Come on... be a REAL programmer... ADA! LOL. I remember in late 1980s when ADA was going to be the glue that did everything... what in some ways Perl was moving towards, only for Python to IMHO trump all of them. Of course there was LISP... Now that was something that needed several cans of JOLT cola consumed, just to write a 'hello world' program in LISP.

Never did believe that ADA would take off. LISP was OK but certainly only worth it when combined with serious drugs (I imagine). My favourite hobby language was FORTH. Love that reverse polish notation!

FORTH? Oh, you are truly sick and evil... LOL! That is just about the ONLY language I did not have to spend real time with over the many years past. I think I had the most fun with LOGO... which we used to teach kids at summer computing camp (1985-1987) sound programming concepts. We would re-enact the programming homework with a 'human' turtle in a big classroom. The kids would write kinds of crazy programs just to see 'me' try to mimic the code commands. Even as I write this, I can hear the laughter, when some kid would program the turtle to crash into something. Ouch.

Logo was a toy :smiling_imp:

FORTH really helped me learn how to squeeze the very most out of limited platforms. It produces tiny programs that are very efficient.

True, LOGO was a toy... But that was what it was designed to be. I think the only environment I learned to hate was straight assembler. I think most because I just could not see that rationale of using it, when there were so many easier options. But I did end up doing some realistic assembler on PDP series DEC systems before the VAX generation was popular, dominated.
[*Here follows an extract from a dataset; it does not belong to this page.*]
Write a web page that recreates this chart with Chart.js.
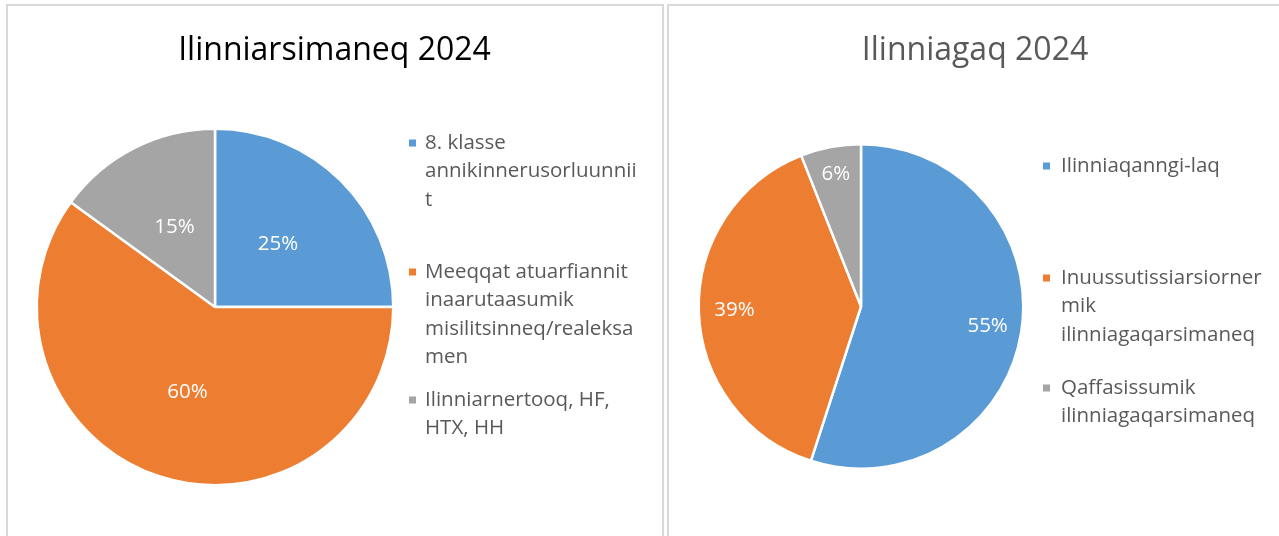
<!DOCTYPE html>
<html><head><meta charset="utf-8">
<script src="https://cdn.jsdelivr.net/npm/chart.js@4.4.1/dist/chart.umd.min.js"></script>
<style>
html,body{margin:0;padding:0;background:#fff;overflow:hidden;width:1279px;height:536px;}
.panel{position:absolute;box-sizing:border-box;border:2px solid #d9d9d9;background:#fff;}
canvas{position:absolute;}
</style></head><body>
<div class="panel" style="left:6px;top:4px;width:658px;height:600px"></div>
<div class="panel" style="left:667px;top:4px;width:700px;height:600px"></div>
<canvas id="c1" width="657" height="536" style="left:6px;top:0"></canvas>
<canvas id="c2" width="614" height="536" style="left:668px;top:0"></canvas>
<script>
// ---- data ----
const title1 = 'Ilinniarsimaneq 2024';
const categories1 = ['8. klasse annikinnerusorluunniit', 'Meeqqat atuarfiannit inaarutaasumik misilitsinneq/realeksamen', 'Ilinniarnertooq, HF, HTX, HH'];
const legendLines1 = [['8. klasse', 'annikinnerusorluunnii', 't'], ['Meeqqat atuarfiannit', 'inaarutaasumik', 'misilitsinneq/realeksa', 'men'], ['Ilinniarnertooq, HF,', 'HTX, HH']];
const values1 = [25, 60, 15];

const title2 = 'Ilinniagaq 2024';
const categories2 = ['Ilinniaqanngi-laq', 'Inuussutissiarsiornermik ilinniagaqarsimaneq', 'Qaffasissumik ilinniagaqarsimaneq'];
const legendLines2 = [['Ilinniaqanngi-laq'], ['Inuussutissiarsiorner', 'mik', 'ilinniagaqarsimaneq'], ['Qaffasissumik', 'ilinniagaqarsimaneq']];
const values2 = [55, 39, 6];

const sliceColors = ['#5B9BD5', '#ED7D31', '#A5A5A5'];

// ---- styling / layout ----
const FONT = "'Open Sans', 'Noto Sans', sans-serif";
const LEGEND_SIZE = 20.5;
const LABEL_SIZE = 20.5;
const TITLE_SIZE = 32;
const TEXT_GREY = '#595959';

function makeBox(position, width, drawFn) {
  return {
    position, weight: 10, fullSize: false, options: {},
    left: 0, top: 0, right: 0, bottom: 0, width: 0, height: 0,
    isHorizontal() { return false; },
    update(maxWidth, maxHeight) { this.width = width; this.height = maxHeight; },
    draw() { if (drawFn) drawFn(this); }
  };
}

function sideBoxesPlugin(cfg) {
  return {
    id: 'sideBoxes',
    beforeInit(chart) {
      // left spacer keeps the title centred on the whole panel
      Chart.layouts.addBox(chart, makeBox('left', cfg.leftSpace, null));
      Chart.layouts.addBox(chart, makeBox('right', cfg.width, (box) => {
        const ctx = chart.ctx;
        ctx.save();
        ctx.font = LEGEND_SIZE + 'px ' + FONT;
        ctx.textBaseline = 'middle';
        ctx.textAlign = 'left';
        const ds = chart.data.datasets[0];
        cfg.lines.forEach((lines, i) => {
          const y0 = cfg.itemY[i];
          ctx.fillStyle = ds.backgroundColor[i];
          ctx.fillRect(box.left + cfg.squareX, y0 - cfg.square / 2, cfg.square, cfg.square);
          ctx.fillStyle = TEXT_GREY;
          lines.forEach((t, j) => ctx.fillText(t, box.left + cfg.textX, y0 + j * cfg.lineH));
        });
        ctx.restore();
      }));
    }
  };
}

function pctLabelPlugin(radii) {
  return {
    id: 'pctLabels',
    afterDatasetsDraw(chart) {
      const ctx = chart.ctx;
      const meta = chart.getDatasetMeta(0);
      const data = chart.data.datasets[0].data;
      const total = data.reduce((a, b) => a + b, 0);
      ctx.save();
      ctx.font = LABEL_SIZE + 'px ' + FONT;
      ctx.fillStyle = '#ffffff';
      ctx.textAlign = 'center';
      ctx.textBaseline = 'middle';
      meta.data.forEach((arc, i) => {
        const p = arc.getProps(['x', 'y', 'startAngle', 'endAngle', 'outerRadius'], true);
        const a = (p.startAngle + p.endAngle) / 2;
        const r = p.outerRadius * radii[i];
        ctx.fillText(Math.round(data[i] / total * 100) + '%', p.x + Math.cos(a) * r, p.y + Math.sin(a) * r);
      });
      ctx.restore();
    }
  };
}

function makePie(id, title, titleColor, cats, vals, pad, titlePad, legendCfg, radii) {
  return new Chart(document.getElementById(id), {
    type: 'pie',
    data: {
      labels: cats,
      datasets: [{ data: vals, backgroundColor: sliceColors, borderColor: '#ffffff', borderWidth: 2.5 }]
    },
    options: {
      responsive: false,
      animation: false,
      events: [],
      layout: { padding: pad },
      plugins: {
        legend: { display: false },
        tooltip: { enabled: false },
        title: {
          display: true, text: title, color: titleColor,
          font: { family: FONT, size: TITLE_SIZE, weight: 'normal', lineHeight: 1.2 },
          padding: titlePad
        }
      }
    },
    plugins: [sideBoxesPlugin(legendCfg), pctLabelPlugin(radii)]
  });
}

makePie('c1', title1, '#000000', categories1, values1,
  { left: 0, right: 0, top: 0, bottom: 49.5 },
  { top: 31.5, bottom: 57.6 },
  { leftSpace: 29.5, width: 268.5, squareX: 14.5, textX: 30.5, square: 7, lineH: 28.5, itemY: [143, 272, 400], lines: legendLines1 },
  [0.5, 0.5, 0.5]);

makePie('c2', title2, TEXT_GREY, categories2, values2,
  { left: 0, right: 0, top: 0, bottom: 66 },
  { top: 31.5, bottom: 73.1 },
  { leftSpace: 29.5, width: 257.5, squareX: 18.5, textX: 36.5, square: 7, lineH: 28.5, itemY: [166, 278, 388], lines: legendLines2 },
  [0.79, 0.78, 0.83]);
</script>
</body></html>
Oh the joys of doing base 8 math. Ever look at what NASA did for Apollo mission? Talk about tight code in limited resource environment!

Oddest thing I saw, did not work on, but had friends that did, was programming for FAA, what was stored on steel wire spools. Had friend that worked ancient FAAA stuff, and showed it to me. Crazy stuff. Only other use of steel spool media I recall was Disney used it for the various animatronics programming for a while.